_Data shown_
■ ■ ■

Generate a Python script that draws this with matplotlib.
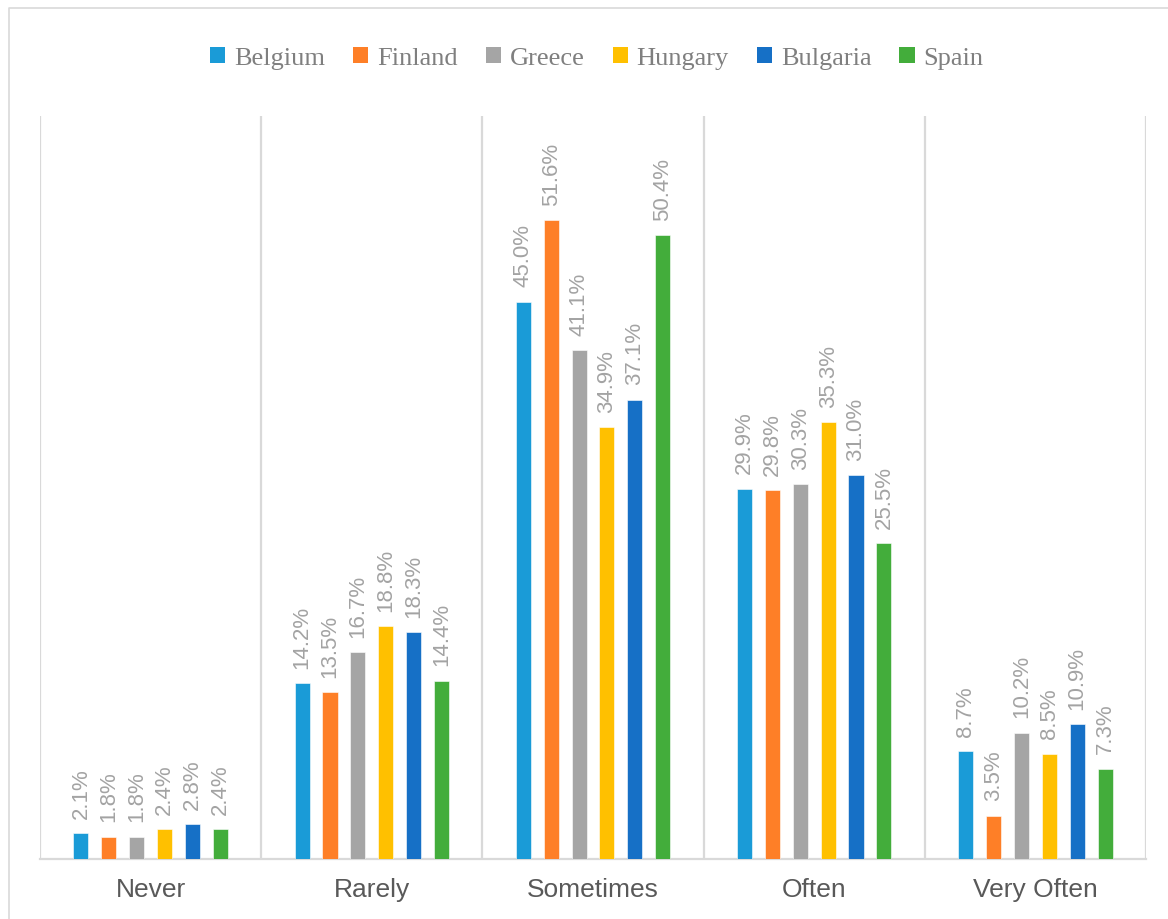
import matplotlib
matplotlib.use("Agg")
import matplotlib.pyplot as plt
import numpy as np
from matplotlib.lines import Line2D
from matplotlib.patches import Patch

categories = ["Never", "Rarely", "Sometimes", "Often", "Very Often"]
countries = ["Belgium", "Finland", "Greece", "Hungary", "Bulgaria", "Spain"]
belgium = [2.1, 14.2, 45.0, 29.9, 8.7]
finland = [1.8, 13.5, 51.6, 29.8, 3.5]
greece = [1.8, 16.7, 41.1, 30.3, 10.2]
hungary = [2.4, 18.8, 34.9, 35.3, 8.5]
bulgaria = [2.8, 18.3, 37.1, 31.0, 10.9]
spain = [2.4, 14.4, 50.4, 25.5, 7.3]
series = [belgium, finland, greece, hungary, bulgaria, spain]
colors = ["#1a9bd7", "#fe7f27", "#a5a5a5", "#ffc000", "#1670c6", "#43ad3b"]

fig = plt.figure(figsize=(11.68, 9.2), dpi=100)
ax = fig.add_axes([40 / 1168, 60 / 920, 1106 / 1168, 743 / 920])

x = np.arange(len(categories))
step = 0.126
width = 0.068
for i, (vals, col) in enumerate(zip(series, colors)):
    pos = x + (i - 2.5) * step
    bars = ax.bar(pos, vals, width=width, color=col, edgecolor="white", linewidth=0.4, zorder=3)
    for b, v in zip(bars, vals):
        ax.annotate(f"{v:.1f}%", (b.get_x() + b.get_width() / 2, v),
                    xytext=(0, 11), textcoords="offset points",
                    rotation=90, ha="center", va="bottom",
                    fontsize=16, color="#a3a3a3", family="Liberation Sans")

ax.set_xlim(-0.5, 4.5)
ax.set_ylim(0, 60)
for s in np.arange(-0.5, 5.0, 1.0):
    ax.axvline(s, color="#d9d9d9", lw=1.6, zorder=1)
for sp in ["top", "left", "right"]:
    ax.spines[sp].set_visible(False)
ax.spines["bottom"].set_color("#d9d9d9")
ax.spines["bottom"].set_linewidth(1.6)
ax.set_yticks([])
ax.set_xticks(x)
ax.set_xticklabels(categories, fontsize=19, color="#595959", family="Liberation Sans")
ax.tick_params(axis="x", length=0, pad=13)

handles = [Patch(facecolor=c, edgecolor="none") for c in colors]
fig.legend(handles, countries, loc="center", bbox_to_anchor=(0.511, 0.936), ncol=6,
           frameon=False, prop={"family": "Liberation Serif", "size": 19},
           labelcolor="#7f7f7f", handlelength=0.57, handleheight=0.6,
           handletextpad=0.34, columnspacing=1.06)

fig.add_artist(Line2D([8.5 / 1168, 8.5 / 1168, 1.01], [-0.01, 1 - 8.5 / 920, 1 - 8.5 / 920],
                      transform=fig.transFigure, color="#d9d9d9", lw=1.2))

fig.savefig("out.png", dpi=100)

■ ■ ■

_Work to complete_
Leaving the pictures aside, transcribe the entire listing exactly.

_Full answer_
Generate a Python script that draws this with matplotlib.
import matplotlib
matplotlib.use("Agg")
import matplotlib.pyplot as plt
import numpy as np
from matplotlib.lines import Line2D
from matplotlib.patches import Patch

categories = ["Never", "Rarely", "Sometimes", "Often", "Very Often"]
countries = ["Belgium", "Finland", "Greece", "Hungary", "Bulgaria", "Spain"]
belgium = [2.1, 14.2, 45.0, 29.9, 8.7]
finland = [1.8, 13.5, 51.6, 29.8, 3.5]
greece = [1.8, 16.7, 41.1, 30.3, 10.2]
hungary = [2.4, 18.8, 34.9, 35.3, 8.5]
bulgaria = [2.8, 18.3, 37.1, 31.0, 10.9]
spain = [2.4, 14.4, 50.4, 25.5, 7.3]
series = [belgium, finland, greece, hungary, bulgaria, spain]
colors = ["#1a9bd7", "#fe7f27", "#a5a5a5", "#ffc000", "#1670c6", "#43ad3b"]

fig = plt.figure(figsize=(11.68, 9.2), dpi=100)
ax = fig.add_axes([40 / 1168, 60 / 920, 1106 / 1168, 743 / 920])

x = np.arange(len(categories))
step = 0.126
width = 0.068
for i, (vals, col) in enumerate(zip(series, colors)):
    pos = x + (i - 2.5) * step
    bars = ax.bar(pos, vals, width=width, color=col, edgecolor="white", linewidth=0.4, zorder=3)
    for b, v in zip(bars, vals):
        ax.annotate(f"{v:.1f}%", (b.get_x() + b.get_width() / 2, v),
                    xytext=(0, 11), textcoords="offset points",
                    rotation=90, ha="center", va="bottom",
                    fontsize=16, color="#a3a3a3", family="Liberation Sans")

ax.set_xlim(-0.5, 4.5)
ax.set_ylim(0, 60)
for s in np.arange(-0.5, 5.0, 1.0):
    ax.axvline(s, color="#d9d9d9", lw=1.6, zorder=1)
for sp in ["top", "left", "right"]:
    ax.spines[sp].set_visible(False)
ax.spines["bottom"].set_color("#d9d9d9")
ax.spines["bottom"].set_linewidth(1.6)
ax.set_yticks([])
ax.set_xticks(x)
ax.set_xticklabels(categories, fontsize=19, color="#595959", family="Liberation Sans")
ax.tick_params(axis="x", length=0, pad=13)

handles = [Patch(facecolor=c, edgecolor="none") for c in colors]
fig.legend(handles, countries, loc="center", bbox_to_anchor=(0.511, 0.936), ncol=6,
           frameon=False, prop={"family": "Liberation Serif", "size": 19},
           labelcolor="#7f7f7f", handlelength=0.57, handleheight=0.6,
           handletextpad=0.34, columnspacing=1.06)

fig.add_artist(Line2D([8.5 / 1168, 8.5 / 1168, 1.01], [-0.01, 1 - 8.5 / 920, 1 - 8.5 / 920],
                      transform=fig.transFigure, color="#d9d9d9", lw=1.2))

fig.savefig("out.png", dpi=100)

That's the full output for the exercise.